Why I Like Scary Books

Today I was making a list of the books I like most, which proved to be an impossible task. My taste tends to evolve and there are so many books waiting to be discovered. I’m currently researching science fiction for a conference paper and keep adding titles to my to-read-list. There are too many books, and too little time.

But  there are some titles I keep going back to:

  • Anthony Burgess, A Clockwork Orange
  • Irvine Welsh, Trainspotting
  • Bret Easton Ellis, American Psycho
  • Chuck Palahniuk, Fight Club
  • Hunter S. Thompson, Fear and Loathing in Las Vegas
  • J.G. Ballard, Crash
  • Amelie Nothomb, Attentat
  • Herman Brusselmans, Pitface
  • Vladimir Nabokov, Lolita
  • Charles Bukowski, Pulp

None of these novels are particularly easy reads. In fact, they’re quite scary. They’re full of violence, explicit sex, substance abuse, cannibalism, and so on and so forth. Yet, I’m not a violent person. My life is actually quite boring. I don’t do drugs. I hardly drink, and I’m never drunk. Why, then, do I love these books so much?

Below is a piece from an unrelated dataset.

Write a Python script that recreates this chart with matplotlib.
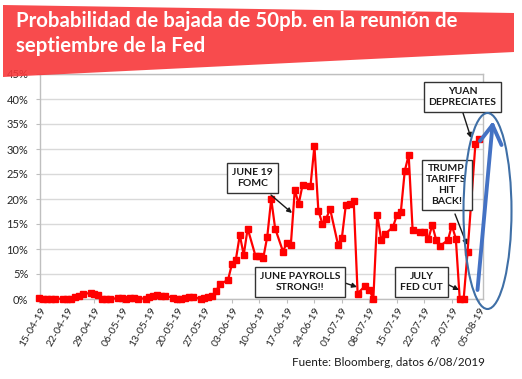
import pandas as pd
import matplotlib
matplotlib.use('Agg')
import matplotlib.pyplot as plt
from matplotlib.patches import Polygon, Ellipse

plt.rcParams['font.family'] = ['Lato', 'DejaVu Sans']

W, H = 522, 379

# probability (%) of a 50bp cut in September, one value per day (Sun-Fri), week by week
week_values = [
    [0.2, 0.1, 0.1, 0.1, 0.1],             # 15-04 .. 19-04
    [0.0, 0.1, 0.1, 0.4, 0.6, 1.0],        # 21-04 .. 26-04
    [1.2, 1.0, 0.9, 0.1, 0.0, 0.0],
    [0.2, 0.2, 0.1, 0.2, 0.2, 0.1],
    [0.1, 0.5, 0.6, 0.9, 0.7, 0.6],
    [0.3, 0.1, 0.1, 0.2, 0.5, 0.5],
    [0.0, 0.3, 0.5, 0.6, 1.7, 3.0],
    [3.8, 7.0, 7.9, 12.8, 8.8, 14.1],      # 02-06 .. 07-06
    [8.6, 8.6, 8.3, 12.5, 20.0, 14.1],
    [9.5, 11.3, 10.9, 21.8, 19.0, 22.9],
    [22.6, 30.6, 17.7, 15.1, 16.1, 18.0],
    [10.9, 12.3, 18.8, 19.1, 19.7, 1.1],
    [2.7, 1.8, 0.0, 16.8, 11.9, 13.0],
    [14.4, 16.8, 17.4, 25.6, 28.8, 13.8],
    [13.4, 13.5, 12.0, 14.8, 11.8, 10.6],
    [11.8, 14.7, 12.1, 0.0, 0.0, 9.5],     # 28-07 .. 02-08
    [31.1, 32.1],                          # 04-08, 05-08
]
values = [v for w in week_values for v in w]

days = pd.date_range('2019-04-15', '2019-08-05')
days = days[days.dayofweek != 5]   # no saturdays in the series

tick_days = pd.date_range('2019-04-15', '2019-08-05', freq='7D')

title_lines = ["Probabilidad de bajada de 50pb. en la reunión de",
               "septiembre de la Fed"]
source = "Fuente: Bloomberg, datos 6/08/2019"

# annotation boxes: text, box centre (px), arrow tail (px), arrow head (px)
notes = [
    ("JUNE 19\nFOMC", (252.5, 178), (271, 195), (292, 213)),
    ("JUNE PAYROLLS\nSTRONG!!", (300, 282), (339, 281), (357, 287)),
    ("YUAN\nDEPRECIATES", (462.5, 97), (463, 113), (471, 138)),
    ("TRUMP\nTARIFFS\nHIT\nBACK!", (446.5, 185), (455, 214), (467, 245)),
    ("JULY\nFED CUT", (421.5, 282), (447, 284), (459, 290)),
]


def fp(x, y):
    return (x / W, 1 - y / H)


fig = plt.figure(figsize=(W / 100, H / 100), dpi=100)
ax = fig.add_axes([39.5 / W, 1 - 299 / H, (483.3 - 39.5) / W, (299 - 74) / H])

ax.plot(days, values, color='#FF0000', lw=1.6, marker='s', ms=4,
        mec='#FF0000', mfc='#FF0000', zorder=3, clip_on=False)

ax.set_xlim(pd.Timestamp('2019-04-15'), pd.Timestamp('2019-08-06'))
ax.set_ylim(0, 45)
ax.set_yticks(range(0, 46, 5))
ax.set_yticklabels([f"{v}%" for v in range(0, 46, 5)], fontsize=8, color='#262626')
ax.set_xticks(tick_days)
ax.set_xticklabels([d.strftime('%d-%m-%y') for d in tick_days], fontsize=7.5,
                   color='#262626', rotation=60, ha='right', rotation_mode='anchor')
ax.grid(axis='y', color='#D9D9D9', lw=1)
ax.set_axisbelow(True)
for s in ax.spines.values():
    s.set_color('#BFBFBF')
    s.set_linewidth(1)
ax.tick_params(axis='both', length=3, color='#BFBFBF', pad=2)
ax.tick_params(axis='y', pad=5)

for text, c, tail, head in notes:
    fig.text(*fp(*c), text, ha='center', va='center', fontsize=7.5,
             fontweight='bold', color='#1a1a1a', linespacing=1.25,
             bbox=dict(boxstyle='square,pad=0.45', fc='white', ec='#333333', lw=1),
             zorder=5)
    ax.annotate('', xy=fp(*head), xytext=fp(*tail), xycoords='figure fraction',
                textcoords='figure fraction',
                arrowprops=dict(arrowstyle='-|>', color='#1a1a1a', lw=1,
                                mutation_scale=7, shrinkA=0, shrinkB=0),
                zorder=6)

# blue ellipse and hand-drawn arrow
ell = Ellipse(fp(487.5, 211), 48 / W, 196 / H, transform=fig.transFigure,
              fill=False, ec='#3F6FA6', lw=1.5, zorder=6)
fig.patches.append(ell)
blue = '#4472C4'
for (x0, y0), (x1, y1) in [((477.5, 290), (492.5, 125)),
                           ((492.5, 125), (480, 141)),
                           ((492.5, 125), (501.5, 145))]:
    fig.add_artist(plt.Line2D([x0 / W, x1 / W], [1 - y0 / H, 1 - y1 / H],
                              transform=fig.transFigure, color=blue, lw=2.8,
                              solid_capstyle='round', zorder=7))

# title banner
banner = Polygon([fp(3, 5), fp(514, 13), fp(514, 52), fp(3, 77)], closed=True,
                 transform=fig.transFigure, fc='#F8373A', ec='none', alpha=0.9, zorder=8)
fig.patches.append(banner)
fig.text(*fp(16, 21), title_lines[0], color='white', fontsize=14.7, fontweight='bold',
         va='center', ha='left', zorder=9)
fig.text(*fp(16, 46), title_lines[1], color='white', fontsize=14.7, fontweight='bold',
         va='center', ha='left', zorder=9)

fig.text(*fp(485, 362), source, ha='right', va='center', fontsize=8.4, color='#1a1a1a')

fig.savefig('out.png', dpi=100)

It’s a question which keeps popping up in my project, which is on Chuck Palahniuk and Bret Easton Ellis. How on earth can I write about books, and like them, while they depict behaviour I’m opposed to in real life? Am I such a hypocrite?

Well, no. I never like violence and other forms of abuse, be it fictional or not. The truth is: I don’t like the books because of the violence, the sex, the drugs. I like them because they make me think. They ask me questions. A Clockwork Orange makes me wonder: can you be a truly good person, if acting otherwise makes you physically sick? Fight Club asks me: is starting a terrorist army really the way to freedom? Attentat: what do words like beautiful and ugly actually mean?

And I like that. The books don’t give me answers, but that’s okay. When I first encountered most of them as a high school student I was sick and tired of all the people telling me what to think, and how. These novels didn’t do that. Yes, they were scary and repulsive. But they made me an independent thinker. That’s why I still love them.

Apart from that, they’re beautifully written. Sure, Trainspotting and A Clockwork Orange are difficult reads but once you get used to their language they are hard to resist. Pitface is deeply disturbing, but made me laugh out loud on a crowded train. I’ve never tried acid (nor do I intend to) but Fear and Loathing reads like I imagine a good trip to be.

I know many people hate these books, and that’s fine. They’re disgusting, frightening, and offensive. But if you bother to read them carefully, maybe more than once, you may discover that there’s more to them. These books will freak you out, but they may change the way you see the world.